There are two “hidden” tracks at the end of the album. The first one, “You Belong To Me,” is a cover song that fits well with the tempo and style of the collection of tracks it follows. “Stay,” an uncharacteristically up-tempo track that feels somewhat out of place, but is actually a nice final track for the album.
This solid debut effort is generally about hope. Hoping for that first love. Hoping for that love at first sight. Hoping for a second chance by means of forgiveness. Regardless of the message, the hope remains. Melodic, yet with lyrics so endearing there is reason for such hope to exist.
DVD EXTRA – The album comes with a bonus DVD that features 10 short films which each tell a story for each of the tracks listed, with (one track, “Pretty Girl”) having two short films dedicated to it. The “films” for each of the songs are relatively simplistic in nature, focusing on specific objects and environments, such as the fire burning from a lighter in the video for “Martin Luther Ave” or a night tour around a city for “Night Is Still.” Both of the films for “Pretty Girl” focus heavily on women who are applying make-up, with the first, main film having a greater artistic approach to the act than the bonus version of the film. While there really aren’t any storylines portrayed in these music videos, there is a distinct symbolism in each of the films hinting at something far greater than the obvious. However, for certain songs, such as “For Blue Skies” and “Cars & History,” there is greater depth displayed.

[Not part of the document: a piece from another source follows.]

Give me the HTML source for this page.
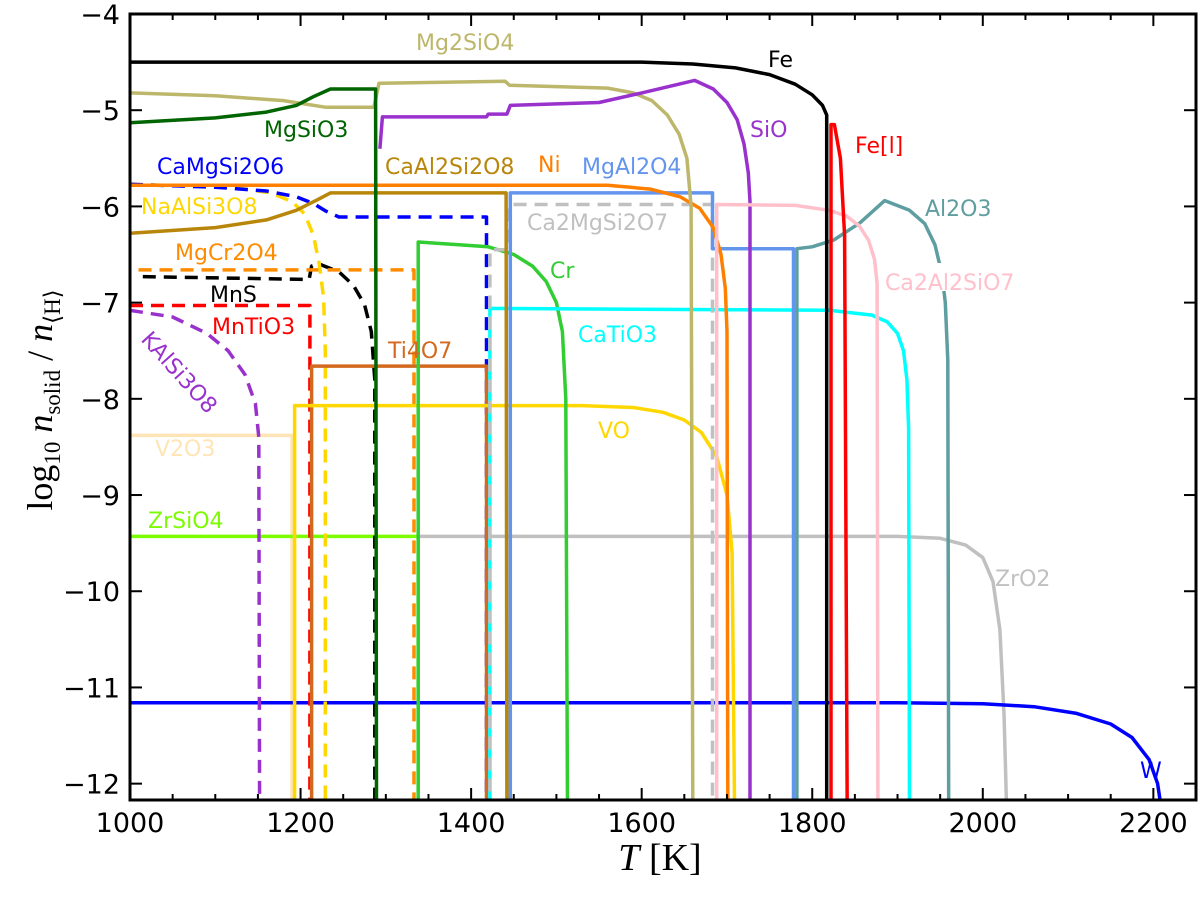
<!DOCTYPE html>
<html><head><meta charset="utf-8">
<style>
html,body{margin:0;padding:0;background:#fff;}
svg{display:block;}
text{font-family:"DejaVu Sans","Liberation Sans",sans-serif;}
</style></head>
<body>
<svg id="chart" width="1200" height="899" viewBox="0 0 1200 899" xmlns="http://www.w3.org/2000/svg">
<defs><clipPath id="plotclip"><rect x="130" y="14" width="1066" height="786"/></clipPath></defs>
<g id="series" clip-path="url(#plotclip)"></g>
<g id="labels"></g>
<rect x="130" y="14" width="1066" height="786" fill="none" stroke="#000" stroke-width="3"/>
<g id="axes"></g>
<text x="52" y="400" transform="rotate(-90 52 400)" text-anchor="middle" font-size="36" style="font-family:'Liberation Serif',serif">log<tspan font-size="23" dy="8">10</tspan><tspan dy="-8" font-style="italic"> n</tspan><tspan font-size="23" dy="8">solid</tspan><tspan dy="-8"> / </tspan><tspan font-style="italic">n</tspan><tspan font-size="23" dy="8">⟨H⟩</tspan></text>
<text x="660" y="870" text-anchor="middle" font-size="38" style="font-family:'Liberation Serif',serif"><tspan font-style="italic">T</tspan> [K]</text>
</svg>
<script>
const xDomain = [1000, 2250];
const yDomain = [-12.17, -4];
const xTicks = [1000, 1200, 1400, 1600, 1800, 2000, 2200];
const xTickLabels = ["1000", "1200", "1400", "1600", "1800", "2000", "2200"];
const yTicks = [-4, -5, -6, -7, -8, -9, -10, -11, -12];
const yTickLabels = ["−4", "−5", "−6", "−7", "−8", "−9", "−10", "−11", "−12"];

const seriesNames = ["V2O3","ZrSiO4","ZrO2","W","KAlSi3O8","MnTiO3","MnS","MgCr2O4","NaAlSi3O8","CaMgSi2O6","Ti4O7","VO","Cr","CaTiO3","Ca2MgSi2O7","MgAl2O4","CaAl2Si2O8","Ni","Mg2SiO4","MgSiO3","SiO","Al2O3","Ca2Al2SiO7","FeL","Fe"];
const seriesColors = ["#FFE4B5","#7CFC00","#C0C0C0","#0000FF","#9932CC","#FF0000","#000000","#FF8C00","#FFD700","#0000FF","#D2691E","#FFD700","#32CD32","#00FFFF","#C0C0C0","#6495ED","#B8860B","#FF8000","#BDB76B","#006400","#9932CC","#5F9EA0","#FFC0CB","#FF0000","#000000"];
const seriesDashed = [false,false,false,false,true,true,true,true,true,true,false,false,false,false,true,false,false,false,false,false,false,false,false,false,false];

const V2O3T = [1000,1190,1190];
const V2O3V = [-8.38,-8.38,-12.3];
const ZrSiO4T = [1000,1338,1338];
const ZrSiO4V = [-9.43,-9.43,-12.3];
const ZrO2T = [1338,1900,1950,1980,2000,2012,2020,2025,2028];
const ZrO2V = [-9.43,-9.43,-9.45,-9.52,-9.65,-9.9,-10.4,-11.3,-12.3];
const WT = [1000,1900,2000,2060,2110,2150,2175,2195,2205,2210];
const WV = [-11.16,-11.16,-11.17,-11.2,-11.27,-11.38,-11.52,-11.75,-12.0,-12.3];
const KAlSi3O8T = [1000,1050,1090,1115,1135,1147,1151,1152];
const KAlSi3O8V = [-7.08,-7.15,-7.32,-7.5,-7.75,-8.05,-8.4,-12.3];
const MnTiO3T = [1000,1211,1211];
const MnTiO3V = [-7.03,-7.03,-12.3];
const MnST = [1015,1210,1213,1222,1245,1262,1275,1283,1287,1287];
const MnSV = [-6.73,-6.76,-6.62,-6.6,-6.68,-6.82,-7.02,-7.3,-7.8,-12.3];
const MgCr2O4T = [1010,1333,1333];
const MgCr2O4V = [-6.66,-6.66,-12.3];
const NaAlSi3O8T = [1000,1120,1165,1190,1205,1215,1222,1227,1229,1229];
const NaAlSi3O8V = [-5.77,-5.8,-5.86,-5.95,-6.08,-6.3,-6.6,-6.95,-7.5,-12.3];
const CaMgSi2O6T = [1000,1100,1160,1195,1215,1230,1245,1418,1418];
const CaMgSi2O6V = [-5.77,-5.8,-5.84,-5.9,-5.97,-6.05,-6.11,-6.11,-12.3];
const Ti4O7T = [1213,1213,1418,1418];
const Ti4O7V = [-12.3,-7.66,-7.66,-12.3];
const VOT = [1193,1193,1530,1590,1625,1650,1670,1688,1700,1706,1709];
const VOV = [-12.3,-8.07,-8.07,-8.09,-8.14,-8.22,-8.35,-8.6,-9.0,-9.6,-12.3];
const CrT = [1338,1338,1420,1450,1472,1488,1500,1507,1511,1513];
const CrV = [-12.3,-6.37,-6.42,-6.5,-6.62,-6.78,-7.0,-7.3,-8.0,-12.3];
const CaTiO3T = [1422,1422,1820,1870,1888,1900,1907,1911,1913,1914];
const CaTiO3V = [-12.3,-7.06,-7.08,-7.13,-7.2,-7.32,-7.5,-7.8,-8.3,-12.3];
const Ca2MgSi2O7T = [1422,1422,1443,1445,1683,1683];
const Ca2MgSi2O7V = [-12.3,-6.45,-6.45,-5.98,-5.98,-12.3];
const MgAl2O4T = [1446,1446,1683,1683,1778,1778];
const MgAl2O4V = [-12.3,-5.86,-5.86,-6.44,-6.44,-12.3];
const CaAl2Si2O8T = [1000,1100,1160,1195,1220,1235,1441,1442];
const CaAl2Si2O8V = [-6.28,-6.22,-6.14,-6.04,-5.93,-5.86,-5.86,-12.3];
const NiT = [1000,1560,1610,1645,1668,1684,1693,1698,1700,1701];
const NiV = [-5.78,-5.78,-5.82,-5.9,-6.02,-6.22,-6.5,-6.85,-7.3,-12.3];
const Mg2SiO4T = [1000,1100,1180,1230,1286,1292,1440,1445,1560,1590,1612,1630,1644,1653,1658,1660];
const Mg2SiO4V = [-4.82,-4.85,-4.9,-4.97,-4.97,-4.72,-4.7,-4.74,-4.77,-4.82,-4.9,-5.05,-5.25,-5.5,-6.0,-12.3];
const MgSiO3T = [1000,1100,1160,1195,1215,1235,1288,1289];
const MgSiO3V = [-5.13,-5.08,-5.02,-4.95,-4.86,-4.78,-4.78,-12.3];
const SiOT = [1293,1296,1418,1420,1442,1446,1550,1600,1662,1684,1700,1712,1720,1725,1727,1727];
const SiOV = [-5.4,-5.07,-5.07,-5.04,-5.04,-4.95,-4.92,-4.82,-4.69,-4.78,-4.92,-5.1,-5.35,-5.65,-5.95,-12.3];
const Al2O3T = [1782,1782,1800,1825,1856,1885,1914,1932,1944,1952,1956,1959,1960];
const Al2O3V = [-12.3,-6.44,-6.42,-6.35,-6.17,-5.94,-6.04,-6.18,-6.4,-6.7,-7.0,-7.6,-12.3];
const Ca2Al2SiO7T = [1688,1688,1780,1820,1840,1855,1866,1873,1876,1877];
const Ca2Al2SiO7V = [-12.3,-5.98,-5.99,-6.04,-6.1,-6.2,-6.35,-6.55,-6.8,-12.3];
const FeLT = [1822,1822,1826,1833,1838,1841];
const FeLV = [-12.3,-5.15,-5.15,-5.5,-6.3,-12.3];
const FeT = [1000,1600,1660,1710,1750,1780,1800,1812,1817,1817];
const FeV = [-4.5,-4.5,-4.52,-4.56,-4.63,-4.73,-4.84,-4.95,-5.05,-12.3];

const seriesT = [V2O3T,ZrSiO4T,ZrO2T,WT,KAlSi3O8T,MnTiO3T,MnST,MgCr2O4T,NaAlSi3O8T,CaMgSi2O6T,Ti4O7T,VOT,CrT,CaTiO3T,Ca2MgSi2O7T,MgAl2O4T,CaAl2Si2O8T,NiT,Mg2SiO4T,MgSiO3T,SiOT,Al2O3T,Ca2Al2SiO7T,FeLT,FeT];
const seriesV = [V2O3V,ZrSiO4V,ZrO2V,WV,KAlSi3O8V,MnTiO3V,MnSV,MgCr2O4V,NaAlSi3O8V,CaMgSi2O6V,Ti4O7V,VOV,CrV,CaTiO3V,Ca2MgSi2O7V,MgAl2O4V,CaAl2Si2O8V,NiV,Mg2SiO4V,MgSiO3V,SiOV,Al2O3V,Ca2Al2SiO7V,FeLV,FeV];

const PL = 130, PR = 1196, PT = 14, PB = 800;
function xs(t){ return PL + (t - xDomain[0]) / (xDomain[1] - xDomain[0]) * (PR - PL); }
function ys(v){ return PT + (yDomain[1] - v) / (yDomain[1] - yDomain[0]) * (PB - PT); }
const NS = "http://www.w3.org/2000/svg";
const gS = document.getElementById('series');
for (let i = 0; i < seriesNames.length; i++) {
  const p = document.createElementNS(NS, 'path');
  let d = '';
  seriesT[i].forEach((t, j) => { d += (j ? 'L' : 'M') + xs(t).toFixed(1) + ' ' + ys(seriesV[i][j]).toFixed(1); });
  p.setAttribute('d', d);
  p.setAttribute('fill', 'none');
  p.setAttribute('stroke', seriesColors[i]);
  p.setAttribute('stroke-width', '3.5');
  p.setAttribute('stroke-linejoin', 'round');
  if (seriesDashed[i]) p.setAttribute('stroke-dasharray', '13 8');
  
  
  gS.appendChild(p);
}

const gA = document.getElementById('axes');
function mk(tag, attrs){ const e = document.createElementNS(NS, tag); for (const k in attrs) e.setAttribute(k, attrs[k]); return e; }
for (let t = 1000; t <= 2250; t += 50) {
  const major = (t % 200 === 0);
  const len = major ? 12 : 6;
  const x = xs(t);
  const l1 = mk('line', {x1:x, x2:x, y1:PB, y2:PB-len, stroke:'#000', 'stroke-width':2});
  
  
  gA.appendChild(l1);
  const l2 = mk('line', {x1:x, x2:x, y1:PT, y2:PT+len, stroke:'#000', 'stroke-width':2});
  
  
  gA.appendChild(l2);
}
xTicks.forEach((t, i) => {
  const tx = mk('text', {x:xs(t), y:832, 'text-anchor':'middle', 'font-size':27});
  tx.textContent = xTickLabels[i];
  
  
  gA.appendChild(tx);
});
yTicks.forEach((v, i) => {
  const y = ys(v);
  const l1 = mk('line', {x1:PL, x2:PL+12, y1:y, y2:y, stroke:'#000', 'stroke-width':2});
  
  
  gA.appendChild(l1);
  const l2 = mk('line', {x1:PR, x2:PR-12, y1:y, y2:y, stroke:'#000', 'stroke-width':2});
  
  
  gA.appendChild(l2);
  const tx = mk('text', {x:120, y:y+10, 'text-anchor':'end', 'font-size':27});
  tx.textContent = yTickLabels[i];
  
  
  gA.appendChild(tx);
});
</script>
<svg style="position:absolute;left:0;top:0" width="1200" height="899">
<g font-size="22" style="font-family:'DejaVu Sans','Liberation Sans',sans-serif">
<text x="416" y="50" fill="#BDB76B">Mg2SiO4</text>
<text x="768" y="67" fill="#000">Fe</text>
<text x="264" y="137" fill="#006400">MgSiO3</text>
<text x="750" y="137" fill="#9932CC">SiO</text>
<text x="855" y="153" fill="#FF0000">Fe[l]</text>
<text x="157" y="174" fill="#0000FF">CaMgSi2O6</text>
<text x="385" y="174" fill="#B8860B">CaAl2Si2O8</text>
<text x="538" y="172" fill="#FF8000">Ni</text>
<text x="582" y="174" fill="#6495ED">MgAl2O4</text>
<text x="141" y="214" fill="#FFD700">NaAlSi3O8</text>
<rect x="526" y="211" width="152" height="25" fill="#fff"/>
<text x="527" y="230" fill="#C0C0C0">Ca2MgSi2O7</text>
<text x="925" y="216" fill="#5F9EA0">Al2O3</text>
<text x="175" y="260" fill="#FF8C00">MgCr2O4</text>
<text x="550" y="278" fill="#32CD32">Cr</text>
<rect x="883" y="263" width="145" height="28" fill="#fff"/>
<text x="885" y="290" fill="#FFC0CB">Ca2Al2SiO7</text>
<text x="210" y="302" fill="#000">MnS</text>
<text x="212" y="334" fill="#FF0000">MnTiO3</text>
<text x="578" y="342" fill="#00FFFF">CaTiO3</text>
<text x="388" y="358" fill="#D2691E">Ti4O7</text>
<text x="140" y="340" fill="#9932CC" transform="rotate(48 140 340)">KAlSi3O8</text>
<text x="598" y="438" fill="#FFD700">VO</text>
<text x="155" y="456" fill="#FFE4B5">V2O3</text>
<text x="148" y="528" fill="#7CFC00">ZrSiO4</text>
<text x="995" y="586" fill="#C0C0C0">ZrO2</text>
<text x="1140" y="778" fill="#0000FF">W</text>
</g>
</svg>
</body></html>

“For Blue Skies” has a man who seems greatly troubled, with ever present facial expressions of regret, looking out at the world in despair, by means of a television set. Interestingly, it is unclear what the character is being haunted by throughout the video, with the only present clues being the words written on the white t-shirts displayed throughout the film and the television scenes that seem to have him so captivated. The end result seems to be a letting go of himself, with him finally shutting off the television, packing up and walking out the door.
Like the audio CD itself, the film for “Cars & History” stands out among all others with its story being told differently than any of the other films on the DVD. One aspect that separates it from the others is the use of written text appearing on-screen during the film. The messages read throughout the film give further insight to the main character of the film, portrayed by actress Jessica Bohl. At first portraying her character as rebellious, and later having her come off as rather lonesome and on edge because of it. The latter message is accurately read by means of piecing together the words that make up the question: “How far would you go to feel less alone?”
While this collection of short films for each of the listed tracks were made on a low-budget and weren’t meant to be a collection of actual music-videos, there are stories being told here. This is an excellent bonus and while the content may leave something left to be desired, the artistic approach to creating such films definitely will not.
Standout Tracks: “For Blue Skies”, “Night Is Still”, “Cars and History”, “Pretty Girl”.